The supermarkets where my parents live (they still live in the tourist town I left) fought tooth and nail to keep the chain known for low prices from setting up shop just barely within a reasonable driving distance. Many, dare I say most locals love outside competition because they can get more for their dollar.

I could tell you similar stories about damn near every type of business up to and including a scrap metal recycler.

> No, it's the opposite. Places which are already at capacity (like Venice, Mallorca, Santorini, etc) then receive multiple cruise ships a day which dump thousands more people into the system.

Right, so if the cruises weren't there they would look to increase that "capacity" to accommodate that demand - which would likely mean building giant hotels.

> I think most locals would prefer hotels which at least contribute to the economy.

The kind of person who wants a cruise would probably favour a resort-style hotel, so it would be the same thing in terms of not eating at local restaurants, crowding into the same places, and the like. Hotels provide some employment but not particularly high quality employment (it's mostly precarious minimum wage jobs, no?), and meanwhile their existence pushes up land/building prices. Hotels might pay direct taxes, but cruise ships can be made to do the same.

In some places there's literally no space - Venice for example, land is expensive and it's such a historic city that you can't just build a skyscraper (nobody would give you permission). This is the point about them being at capacity. In summer everywhere is booked. The argument is that lack of beds stifles demand, but then you can barely walk round Venice in high season. It's not about hotel capacity, it's the capacity of the city infrastructure itself. Venice has no land for hotels, or anything else!

Resort style hotels tend to be sited elsewhere with space for pools and recreation, and people don't leave (or they do so on a couple of tour coaches a day). Though look at Oxford or Cambridge in summer to understand how busy "the odd coach" can make a city centre.
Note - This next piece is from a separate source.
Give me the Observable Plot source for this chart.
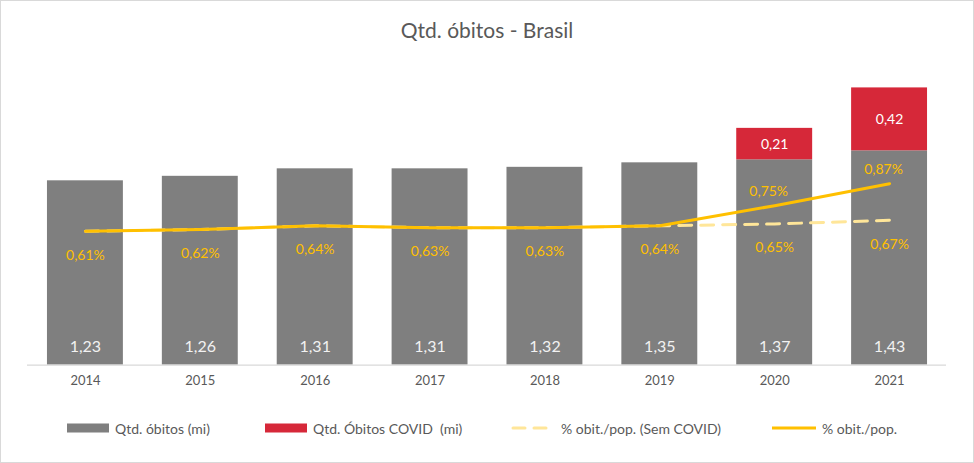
<!DOCTYPE html>
<html>
<head>
<meta charset="utf-8">
<script src="https://cdn.jsdelivr.net/npm/d3@7"></script>
<script src="https://cdn.jsdelivr.net/npm/@observablehq/plot@0.6"></script>
<style>
  html, body { margin: 0; padding: 0; background: #fff; }
  #wrap { position: relative; width: 974px; height: 463px; box-sizing: border-box; border: 1px solid #D9D9D9; font-family: Lato, "Open Sans", sans-serif; overflow: hidden; }
  #title { position: absolute; left: 0; right: 0; top: 16px; text-align: center; font-size: 21px; color: #595959; }
  #chart { position: absolute; left: -1px; top: -1px; }
  #legend { position: absolute; top: 417px; left: 0; width: 974px; height: 20px; font-size: 14px; color: #595959; }
  .item { position: absolute; top: 0; height: 20px; display: flex; align-items: center; }
  .item svg { margin-right: 6px; }
  #chart svg g[aria-label="x-axis tick label"] { fill: #595959; font-size: 13px; }
</style>
</head>
<body>
<div id="wrap">
  <div id="title">Qtd. óbitos - Brasil</div>
  <div id="chart"></div>
  <div id="legend"></div>
</div>
<script>
const years = ["2014", "2015", "2016", "2017", "2018", "2019", "2020", "2021"];
const deaths = [1.23, 1.26, 1.31, 1.31, 1.32, 1.35, 1.37, 1.43];
const covidDeaths = [0, 0, 0, 0, 0, 0, 0.21, 0.42];
const pctSemCovid = [0.61, 0.62, 0.64, 0.63, 0.63, 0.64, 0.65, 0.67];
const pctTotal = [0.61, 0.62, 0.64, 0.63, 0.63, 0.64, 0.75, 0.87];
const seriesNames = ["Qtd. óbitos (mi)", "Qtd. Óbitos COVID  (mi)", "% obit./pop. (Sem COVID)", "% obit./pop."];

const colors = { gray: "#7F7F7F", red: "#D62839", line: "#FFC000", dashed: "#FFE699", text: "#595959" };

const rows = years.map((year, i) => ({
  year, deaths: deaths[i], covid: covidDeaths[i], pctSem: pctSemCovid[i], pctTot: pctTotal[i]
}));
const covidRows = rows.filter(d => d.covid > 0);

// secondary (percent) axis mapped onto the primary y domain
const yDomain = [0, 2];
const pctDomain = [-0.12, 1.515];
const yPct = d3.scaleLinear().domain(pctDomain).range(yDomain);

const num = v => v.toFixed(2).replace(".", ",");
const pct = v => v.toFixed(2).replace(".", ",") + "%";

const chart = Plot.plot({
  width: 974,
  height: 400,
  marginTop: 65,
  marginBottom: 35,
  marginLeft: 27,
  marginRight: 27,
  style: { fontFamily: "Lato, 'Open Sans', sans-serif", fontSize: "13px", background: "transparent", overflow: "visible" },
  x: { domain: years, paddingInner: 0.34, paddingOuter: 0.17, label: null, tickSize: 0, tickPadding: 11 },
  y: { domain: yDomain, axis: null },
  marks: [
    Plot.barY(rows, { x: "year", y: "deaths", fill: colors.gray }),
    Plot.barY(covidRows, { x: "year", y1: "deaths", y2: d => d.deaths + d.covid, fill: colors.red }),
    Plot.ruleY([0], { stroke: "#D9D9D9", strokeWidth: 1.2 }),
    Plot.lineY(rows, { x: "year", y: d => yPct(d.pctSem), stroke: colors.dashed, strokeWidth: 3, strokeDasharray: "13,9", strokeLinecap: "round" }),
    Plot.lineY(rows, { x: "year", y: d => yPct(d.pctTot), stroke: colors.line, strokeWidth: 3 }),
    Plot.text(rows, { x: "year", y: 0, dy: -18, text: d => num(d.deaths), fill: "#F2F2F2", fontSize: 16 }),
    Plot.text(covidRows, { x: "year", y: d => d.deaths + d.covid / 2, text: d => num(d.covid), fill: "#FFFFFF", fontSize: 14 }),
    Plot.text(rows, { x: "year", y: d => yPct(d.pctSem), dy: 24, text: d => pct(d.pctSem), fill: colors.line, fontSize: 14 }),
    Plot.text(covidRows, { x: "year", y: d => yPct(d.pctTot), dy: -14, dx: -6, text: d => pct(d.pctTot), fill: colors.line, fontSize: 14 })
  ]
});
document.getElementById("chart").appendChild(chart);

// legend
const legend = document.getElementById("legend");
const swatches = [
  { left: 66, svg: `<svg width="42" height="10"><rect x="0" y="0.5" width="42" height="9" fill="${colors.gray}"/></svg>` },
  { left: 264, svg: `<svg width="42" height="10"><rect x="0" y="0.5" width="42" height="9" fill="${colors.red}"/></svg>` },
  { left: 510, svg: `<svg width="44" height="10"><line x1="2" y1="5" x2="42" y2="5" stroke="${colors.dashed}" stroke-width="3" stroke-dasharray="12,9" stroke-linecap="round"/></svg>` },
  { left: 771, svg: `<svg width="44" height="10"><line x1="0" y1="5" x2="44" y2="5" stroke="${colors.line}" stroke-width="3"/></svg>` }
];
seriesNames.forEach((name, i) => {
  const el = document.createElement("div");
  el.className = "item";
  el.style.left = swatches[i].left + "px";
  el.innerHTML = swatches[i].svg + `<span style="white-space:pre">${name}</span>`;
  legend.appendChild(el);
});
</script>
</body>
</html>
Cruise ships are also full of mostly low-paid, high-turnover jobs (often seasonal). Hotels confine people which means they then go and spend time (and money) in the city. They might go for an early breakfast, eat out, see some museums.

> In some places there's literally no space - Venice for example, land is expensive and it's such a historic city that you can't just build a skyscraper (nobody would give you permission). This is the point about them being at capacity. In summer everywhere is booked. The argument is that lack of beds stifles demand, but then you can barely walk round Venice in high season. It's not about hotel capacity, it's the capacity of the city infrastructure itself. Venice has no land for hotels, or anything else!

In an efficient market everything operates at capacity. That doesn't mean there's no ability to adjust. In the absence of the cruise ships there'd be more demand for hotels, driving up prices; land values would go up, pricing more of the locals out. Restaurants and homes would be converted into tourist accommodation. Pressure would mount to relax the building regulations - not around the unique tourist attractions, but in the backstreets where it could be argued that there wasn't such unique architectural merit. And most important of all, fewer people would get to see Venice.

That's only a net positive if you think that more tourism (which is a form of consumerism) is always a good thing.